- [Goal]:
Pull out every line of the listing below where "this" appears.
* * *
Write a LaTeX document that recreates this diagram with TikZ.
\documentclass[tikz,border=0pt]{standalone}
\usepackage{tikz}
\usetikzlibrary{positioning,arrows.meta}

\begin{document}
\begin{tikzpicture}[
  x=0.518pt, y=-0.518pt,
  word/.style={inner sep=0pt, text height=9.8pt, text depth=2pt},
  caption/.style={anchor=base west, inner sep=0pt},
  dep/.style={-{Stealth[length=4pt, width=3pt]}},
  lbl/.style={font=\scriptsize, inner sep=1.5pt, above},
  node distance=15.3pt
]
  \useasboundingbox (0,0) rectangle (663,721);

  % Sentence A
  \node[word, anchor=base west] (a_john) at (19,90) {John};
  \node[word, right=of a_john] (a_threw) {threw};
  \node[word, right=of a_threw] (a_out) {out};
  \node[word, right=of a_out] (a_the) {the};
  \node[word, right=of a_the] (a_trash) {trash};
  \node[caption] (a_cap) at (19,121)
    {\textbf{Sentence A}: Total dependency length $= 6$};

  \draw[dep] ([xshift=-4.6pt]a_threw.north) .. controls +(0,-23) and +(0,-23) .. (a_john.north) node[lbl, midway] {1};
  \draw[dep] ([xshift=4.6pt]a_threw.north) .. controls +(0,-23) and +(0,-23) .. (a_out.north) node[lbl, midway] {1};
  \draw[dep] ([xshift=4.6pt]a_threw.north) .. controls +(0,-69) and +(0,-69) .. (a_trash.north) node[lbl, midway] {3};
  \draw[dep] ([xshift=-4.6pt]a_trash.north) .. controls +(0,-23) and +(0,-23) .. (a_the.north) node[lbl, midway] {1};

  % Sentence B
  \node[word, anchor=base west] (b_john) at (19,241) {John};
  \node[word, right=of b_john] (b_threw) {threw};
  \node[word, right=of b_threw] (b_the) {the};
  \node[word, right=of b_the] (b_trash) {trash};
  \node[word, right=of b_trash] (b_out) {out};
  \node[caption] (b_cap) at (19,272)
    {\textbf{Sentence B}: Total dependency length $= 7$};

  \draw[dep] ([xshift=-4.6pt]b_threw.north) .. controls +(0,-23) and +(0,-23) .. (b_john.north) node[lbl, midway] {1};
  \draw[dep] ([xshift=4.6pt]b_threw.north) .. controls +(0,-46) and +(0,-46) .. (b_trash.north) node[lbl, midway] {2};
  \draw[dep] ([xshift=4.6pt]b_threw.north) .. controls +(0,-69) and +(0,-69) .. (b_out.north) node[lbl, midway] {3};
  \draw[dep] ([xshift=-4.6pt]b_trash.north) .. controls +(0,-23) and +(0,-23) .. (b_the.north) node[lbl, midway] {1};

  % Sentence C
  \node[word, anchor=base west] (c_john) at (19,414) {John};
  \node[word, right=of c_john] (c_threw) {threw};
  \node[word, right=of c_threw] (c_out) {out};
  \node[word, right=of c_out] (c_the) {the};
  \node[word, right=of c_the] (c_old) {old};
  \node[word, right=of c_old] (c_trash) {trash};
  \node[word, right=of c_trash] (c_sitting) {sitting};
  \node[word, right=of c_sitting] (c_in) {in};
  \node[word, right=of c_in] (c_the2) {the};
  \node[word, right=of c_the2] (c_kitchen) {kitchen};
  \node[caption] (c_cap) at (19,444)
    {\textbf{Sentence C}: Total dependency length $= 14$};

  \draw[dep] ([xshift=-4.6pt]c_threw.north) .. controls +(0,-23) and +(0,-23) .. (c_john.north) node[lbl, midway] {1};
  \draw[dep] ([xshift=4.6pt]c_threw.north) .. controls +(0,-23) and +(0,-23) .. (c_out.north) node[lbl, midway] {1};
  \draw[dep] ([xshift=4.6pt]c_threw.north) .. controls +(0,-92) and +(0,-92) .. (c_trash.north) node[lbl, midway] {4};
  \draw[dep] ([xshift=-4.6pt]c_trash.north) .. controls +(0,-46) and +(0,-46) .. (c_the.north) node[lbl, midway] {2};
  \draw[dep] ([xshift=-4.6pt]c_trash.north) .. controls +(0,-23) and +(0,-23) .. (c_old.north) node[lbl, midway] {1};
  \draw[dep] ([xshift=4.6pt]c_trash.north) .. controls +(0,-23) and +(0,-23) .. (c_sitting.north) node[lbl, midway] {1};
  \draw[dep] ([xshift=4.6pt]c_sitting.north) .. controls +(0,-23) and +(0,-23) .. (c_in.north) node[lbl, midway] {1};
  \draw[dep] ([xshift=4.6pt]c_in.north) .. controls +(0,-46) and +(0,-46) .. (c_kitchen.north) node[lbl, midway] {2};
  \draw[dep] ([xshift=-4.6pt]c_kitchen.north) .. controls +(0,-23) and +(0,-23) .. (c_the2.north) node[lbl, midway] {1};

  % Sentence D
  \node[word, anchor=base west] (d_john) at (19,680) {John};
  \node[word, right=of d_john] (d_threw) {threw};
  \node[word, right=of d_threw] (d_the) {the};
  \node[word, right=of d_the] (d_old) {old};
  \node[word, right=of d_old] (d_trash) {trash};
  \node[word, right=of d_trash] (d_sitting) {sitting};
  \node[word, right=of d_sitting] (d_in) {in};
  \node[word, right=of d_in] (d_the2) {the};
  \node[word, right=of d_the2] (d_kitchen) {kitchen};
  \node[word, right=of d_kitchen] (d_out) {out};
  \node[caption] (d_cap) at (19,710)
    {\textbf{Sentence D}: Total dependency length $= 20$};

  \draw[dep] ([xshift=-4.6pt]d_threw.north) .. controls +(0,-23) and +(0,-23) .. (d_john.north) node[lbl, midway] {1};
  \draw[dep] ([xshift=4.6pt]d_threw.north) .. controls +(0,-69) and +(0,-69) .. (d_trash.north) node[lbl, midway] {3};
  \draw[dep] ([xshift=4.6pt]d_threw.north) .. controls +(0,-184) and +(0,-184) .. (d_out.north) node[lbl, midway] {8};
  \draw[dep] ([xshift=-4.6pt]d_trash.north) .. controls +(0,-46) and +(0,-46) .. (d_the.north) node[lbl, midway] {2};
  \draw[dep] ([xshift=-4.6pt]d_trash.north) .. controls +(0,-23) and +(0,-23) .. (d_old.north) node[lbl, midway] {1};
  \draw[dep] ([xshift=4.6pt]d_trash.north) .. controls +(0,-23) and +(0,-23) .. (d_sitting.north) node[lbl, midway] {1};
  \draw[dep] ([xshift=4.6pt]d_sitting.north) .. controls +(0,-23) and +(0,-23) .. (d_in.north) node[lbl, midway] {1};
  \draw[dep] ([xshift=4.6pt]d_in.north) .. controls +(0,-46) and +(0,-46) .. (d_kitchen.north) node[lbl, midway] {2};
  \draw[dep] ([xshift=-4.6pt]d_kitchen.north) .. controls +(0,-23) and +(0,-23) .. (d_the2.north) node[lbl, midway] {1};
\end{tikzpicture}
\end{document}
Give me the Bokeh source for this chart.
* * *
- [Right answer]:
Write a LaTeX document that recreates this diagram with TikZ.
Give me the Bokeh source for this chart.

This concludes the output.